** begin **

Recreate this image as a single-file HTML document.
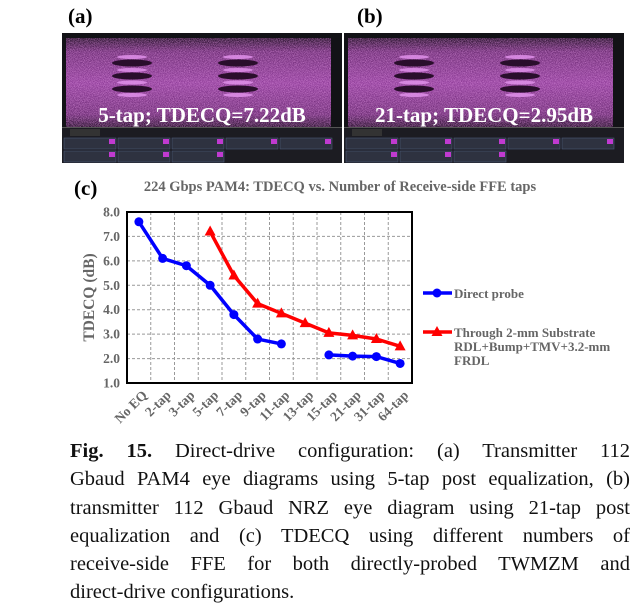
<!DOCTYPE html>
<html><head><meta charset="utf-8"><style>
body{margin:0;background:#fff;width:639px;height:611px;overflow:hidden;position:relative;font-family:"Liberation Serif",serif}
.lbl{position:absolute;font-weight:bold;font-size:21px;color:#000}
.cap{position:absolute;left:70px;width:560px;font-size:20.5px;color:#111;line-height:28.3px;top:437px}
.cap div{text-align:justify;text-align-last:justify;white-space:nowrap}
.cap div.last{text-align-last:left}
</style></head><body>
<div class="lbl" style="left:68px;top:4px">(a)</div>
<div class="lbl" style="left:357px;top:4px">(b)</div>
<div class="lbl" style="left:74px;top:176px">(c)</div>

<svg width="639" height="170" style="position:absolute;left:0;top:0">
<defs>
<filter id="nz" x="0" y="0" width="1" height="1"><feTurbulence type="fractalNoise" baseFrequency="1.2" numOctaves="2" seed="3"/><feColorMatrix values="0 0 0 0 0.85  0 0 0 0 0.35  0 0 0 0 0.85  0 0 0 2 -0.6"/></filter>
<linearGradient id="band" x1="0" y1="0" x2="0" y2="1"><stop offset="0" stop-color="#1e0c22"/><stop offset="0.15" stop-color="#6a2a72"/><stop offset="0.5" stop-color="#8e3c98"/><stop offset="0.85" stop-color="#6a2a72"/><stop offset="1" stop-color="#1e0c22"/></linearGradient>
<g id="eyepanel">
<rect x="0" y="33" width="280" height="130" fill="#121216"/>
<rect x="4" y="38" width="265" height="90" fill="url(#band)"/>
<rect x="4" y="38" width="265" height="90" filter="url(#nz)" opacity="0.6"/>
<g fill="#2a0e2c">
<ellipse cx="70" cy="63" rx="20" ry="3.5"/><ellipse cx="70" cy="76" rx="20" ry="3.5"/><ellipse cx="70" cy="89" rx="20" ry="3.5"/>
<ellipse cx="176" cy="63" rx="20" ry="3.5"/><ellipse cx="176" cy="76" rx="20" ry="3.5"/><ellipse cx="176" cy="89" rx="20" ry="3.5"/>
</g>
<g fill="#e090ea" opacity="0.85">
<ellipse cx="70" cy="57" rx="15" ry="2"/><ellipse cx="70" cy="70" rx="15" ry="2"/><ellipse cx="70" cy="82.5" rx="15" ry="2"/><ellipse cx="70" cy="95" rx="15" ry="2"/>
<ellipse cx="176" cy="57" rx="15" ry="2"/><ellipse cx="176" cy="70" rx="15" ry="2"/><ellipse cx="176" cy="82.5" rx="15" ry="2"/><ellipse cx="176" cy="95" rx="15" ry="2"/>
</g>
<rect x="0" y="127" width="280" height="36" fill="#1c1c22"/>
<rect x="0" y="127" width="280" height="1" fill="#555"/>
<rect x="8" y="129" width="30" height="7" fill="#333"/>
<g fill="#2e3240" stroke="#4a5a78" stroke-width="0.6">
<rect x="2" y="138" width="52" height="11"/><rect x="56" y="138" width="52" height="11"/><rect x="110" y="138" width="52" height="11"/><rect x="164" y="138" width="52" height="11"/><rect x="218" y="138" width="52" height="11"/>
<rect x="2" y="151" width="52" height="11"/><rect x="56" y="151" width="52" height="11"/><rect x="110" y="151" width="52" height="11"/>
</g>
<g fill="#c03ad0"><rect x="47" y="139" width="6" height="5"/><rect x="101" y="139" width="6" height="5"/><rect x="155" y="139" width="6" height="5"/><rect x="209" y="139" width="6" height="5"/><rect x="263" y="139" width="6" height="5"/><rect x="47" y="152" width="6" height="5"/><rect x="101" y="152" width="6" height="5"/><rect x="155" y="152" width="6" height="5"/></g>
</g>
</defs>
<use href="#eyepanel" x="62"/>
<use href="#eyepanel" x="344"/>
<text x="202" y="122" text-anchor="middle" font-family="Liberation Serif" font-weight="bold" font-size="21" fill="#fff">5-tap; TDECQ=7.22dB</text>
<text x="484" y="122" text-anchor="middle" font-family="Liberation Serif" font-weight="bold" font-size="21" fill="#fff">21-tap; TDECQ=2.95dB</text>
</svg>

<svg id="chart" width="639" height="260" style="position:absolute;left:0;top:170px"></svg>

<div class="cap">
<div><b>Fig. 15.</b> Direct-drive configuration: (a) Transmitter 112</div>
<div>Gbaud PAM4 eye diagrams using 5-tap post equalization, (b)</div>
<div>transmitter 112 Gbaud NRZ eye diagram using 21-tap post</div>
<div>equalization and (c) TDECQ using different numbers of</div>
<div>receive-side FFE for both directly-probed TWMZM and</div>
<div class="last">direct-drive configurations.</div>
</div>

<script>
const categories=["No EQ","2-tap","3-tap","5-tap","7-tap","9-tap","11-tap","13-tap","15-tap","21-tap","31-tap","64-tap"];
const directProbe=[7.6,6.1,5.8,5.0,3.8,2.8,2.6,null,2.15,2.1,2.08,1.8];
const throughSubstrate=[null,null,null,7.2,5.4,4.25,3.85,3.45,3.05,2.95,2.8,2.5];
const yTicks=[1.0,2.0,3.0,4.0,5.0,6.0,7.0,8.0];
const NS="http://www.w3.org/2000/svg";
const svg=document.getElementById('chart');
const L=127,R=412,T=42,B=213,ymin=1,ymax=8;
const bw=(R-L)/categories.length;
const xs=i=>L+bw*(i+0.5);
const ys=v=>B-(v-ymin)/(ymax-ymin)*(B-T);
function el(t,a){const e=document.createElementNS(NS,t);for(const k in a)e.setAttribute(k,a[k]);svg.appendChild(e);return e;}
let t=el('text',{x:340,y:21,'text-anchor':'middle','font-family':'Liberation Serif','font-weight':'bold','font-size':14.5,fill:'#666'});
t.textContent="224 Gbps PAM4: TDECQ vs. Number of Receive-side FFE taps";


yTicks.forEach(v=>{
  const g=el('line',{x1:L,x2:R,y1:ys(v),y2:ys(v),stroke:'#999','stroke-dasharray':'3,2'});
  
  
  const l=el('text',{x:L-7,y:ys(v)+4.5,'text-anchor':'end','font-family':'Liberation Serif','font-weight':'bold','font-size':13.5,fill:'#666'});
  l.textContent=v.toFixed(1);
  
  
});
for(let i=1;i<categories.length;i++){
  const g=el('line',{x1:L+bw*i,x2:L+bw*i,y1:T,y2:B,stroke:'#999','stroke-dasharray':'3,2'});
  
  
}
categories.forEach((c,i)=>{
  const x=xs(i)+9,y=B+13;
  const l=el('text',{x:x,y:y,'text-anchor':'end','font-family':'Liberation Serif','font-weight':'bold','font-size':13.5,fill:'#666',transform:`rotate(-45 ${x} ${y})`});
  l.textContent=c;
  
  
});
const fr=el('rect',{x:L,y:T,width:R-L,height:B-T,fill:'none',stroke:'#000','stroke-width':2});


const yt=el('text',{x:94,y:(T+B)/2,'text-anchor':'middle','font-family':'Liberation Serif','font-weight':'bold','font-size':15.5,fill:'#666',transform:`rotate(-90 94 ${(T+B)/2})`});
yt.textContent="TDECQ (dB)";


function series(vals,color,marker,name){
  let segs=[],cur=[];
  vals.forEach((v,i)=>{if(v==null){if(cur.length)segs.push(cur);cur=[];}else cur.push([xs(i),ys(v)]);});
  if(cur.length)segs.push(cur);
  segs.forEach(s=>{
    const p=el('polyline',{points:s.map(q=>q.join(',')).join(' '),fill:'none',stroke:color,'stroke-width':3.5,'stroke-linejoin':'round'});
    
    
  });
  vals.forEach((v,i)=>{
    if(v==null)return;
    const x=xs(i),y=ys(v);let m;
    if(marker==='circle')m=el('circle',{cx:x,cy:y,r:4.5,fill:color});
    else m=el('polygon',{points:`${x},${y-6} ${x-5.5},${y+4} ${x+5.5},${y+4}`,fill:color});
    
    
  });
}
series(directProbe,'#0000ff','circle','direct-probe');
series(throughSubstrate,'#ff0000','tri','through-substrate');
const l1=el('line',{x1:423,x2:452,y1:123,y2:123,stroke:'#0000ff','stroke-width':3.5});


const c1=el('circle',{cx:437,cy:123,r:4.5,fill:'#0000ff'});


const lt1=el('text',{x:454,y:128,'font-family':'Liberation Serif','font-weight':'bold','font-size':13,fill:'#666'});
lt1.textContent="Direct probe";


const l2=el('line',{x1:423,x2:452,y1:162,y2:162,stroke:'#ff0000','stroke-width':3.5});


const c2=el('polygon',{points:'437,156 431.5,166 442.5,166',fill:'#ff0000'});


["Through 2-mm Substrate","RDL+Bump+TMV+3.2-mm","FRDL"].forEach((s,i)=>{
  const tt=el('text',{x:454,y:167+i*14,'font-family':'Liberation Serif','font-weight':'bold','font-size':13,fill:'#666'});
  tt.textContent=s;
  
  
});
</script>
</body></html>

** end **

_Description of the task_
Search the listing above for the string "document". Copy every line that contains it.

_Worked answer_
Recreate this image as a single-file HTML document.
const svg=document.getElementById('chart');
function el(t,a){const e=document.createElementNS(NS,t);for(const k in a)e.setAttribute(k,a[k]);svg.appendChild(e);return e;}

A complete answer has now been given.